REQUIRED TASK
Gather from the material every line that contains the string "chart".

------------------------------------------------

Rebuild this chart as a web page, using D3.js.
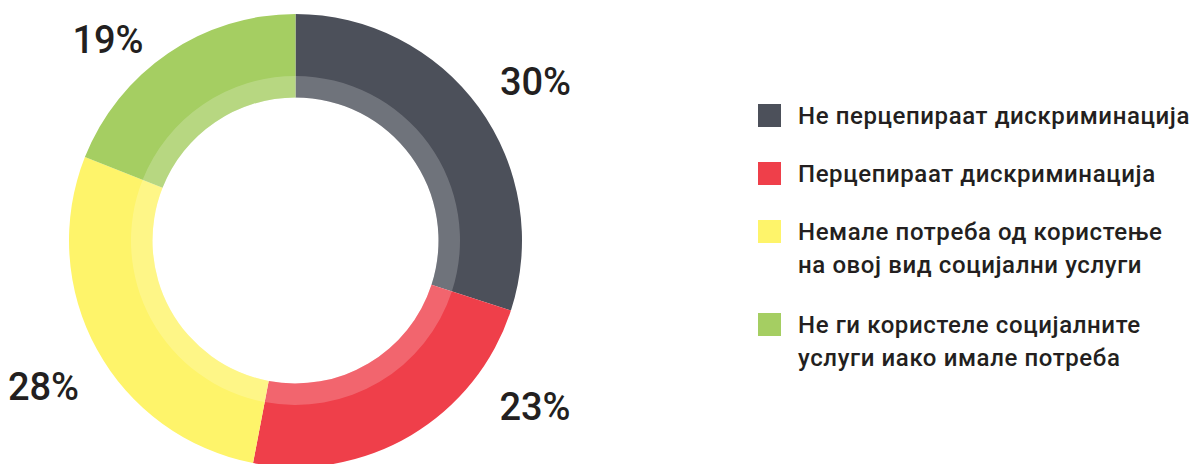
<!DOCTYPE html>
<html>
<head>
<meta charset="utf-8">
<script src="https://cdn.jsdelivr.net/npm/d3@7"></script>
<style>
  html, body { margin: 0; padding: 0; background: #fff; }
  svg { display: block; }
</style>
</head>
<body>
<svg id="chart" width="1190" height="464"></svg>
<script>
const categories = [
  "Не перцепираат дискриминација",
  "Перцепираат дискриминација",
  "Немале потреба од користење\nна овој вид социјални услуги",
  "Не ги користеле социјалните\nуслуги иако имале потреба"
];
const values = [30, 23, 28, 19];
const valueLabels = ["30%", "23%", "28%", "19%"];
const colors = ["#4c505a", "#ef3f4a", "#fef46a", "#a5ce62"];

// layout
const cx = 295.5, cy = 240.5;
const rOuter = 226.5, rBand = 164.5, rInner = 143;
const labelAnchors = [[535.5, 95], [535, 420], [43.5, 400], [108, 53]];

const svg = d3.select("#chart");
const g = svg.append("g").attr("transform", `translate(${cx},${cy})`);

const pie = d3.pie().sort(null).value(d => d)(values);
const arcOuter = d3.arc().innerRadius(rInner).outerRadius(rOuter);
const arcBand = d3.arc().innerRadius(rInner).outerRadius(rBand);

g.selectAll("path.seg").data(pie).join("path")
  .attr("class", "seg")
  .attr("d", arcOuter)
  .attr("fill", (d, i) => colors[i]);

g.selectAll("path.band").data(pie).join("path")
  .attr("class", "band")
  .attr("d", arcBand)
  .attr("fill", "#ffffff")
  .attr("fill-opacity", 0.2);

svg.selectAll("text.pct").data(valueLabels).join("text")
  .attr("class", "pct")
  .attr("x", (d, i) => labelAnchors[i][0])
  .attr("y", (d, i) => labelAnchors[i][1])
  .attr("text-anchor", "middle")
  .attr("font-family", "Roboto, sans-serif")
  .attr("font-size", 38)
  .attr("font-weight", 500)
  .attr("fill", "#231f20")
  .text(d => d);

// legend
const legendX = 758, textX = 798;
const rowTops = [104, 162, 220, 313];
const lineH = 33;
const legend = svg.append("g");
categories.forEach((c, i) => {
  legend.append("rect")
    .attr("x", legendX).attr("y", rowTops[i])
    .attr("width", 23).attr("height", 23)
    .attr("fill", colors[i]);
  const lines = c.split("\n");
  const t = legend.append("text")
    .attr("font-family", "Roboto, sans-serif")
    .attr("font-size", 24)
    .attr("font-weight", 500)
    .attr("letter-spacing", 0.6)
    .attr("fill", "#231f20");
  lines.forEach((ln, j) => {
    t.append("tspan").attr("x", textX).attr("y", rowTops[i] + 20 + j * lineH).text(ln);
  });
});
</script>
</body>
</html>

------------------------------------------------

TASK ANSWER
Rebuild this chart as a web page, using D3.js.
<svg id="chart" width="1190" height="464"></svg>
const svg = d3.select("#chart");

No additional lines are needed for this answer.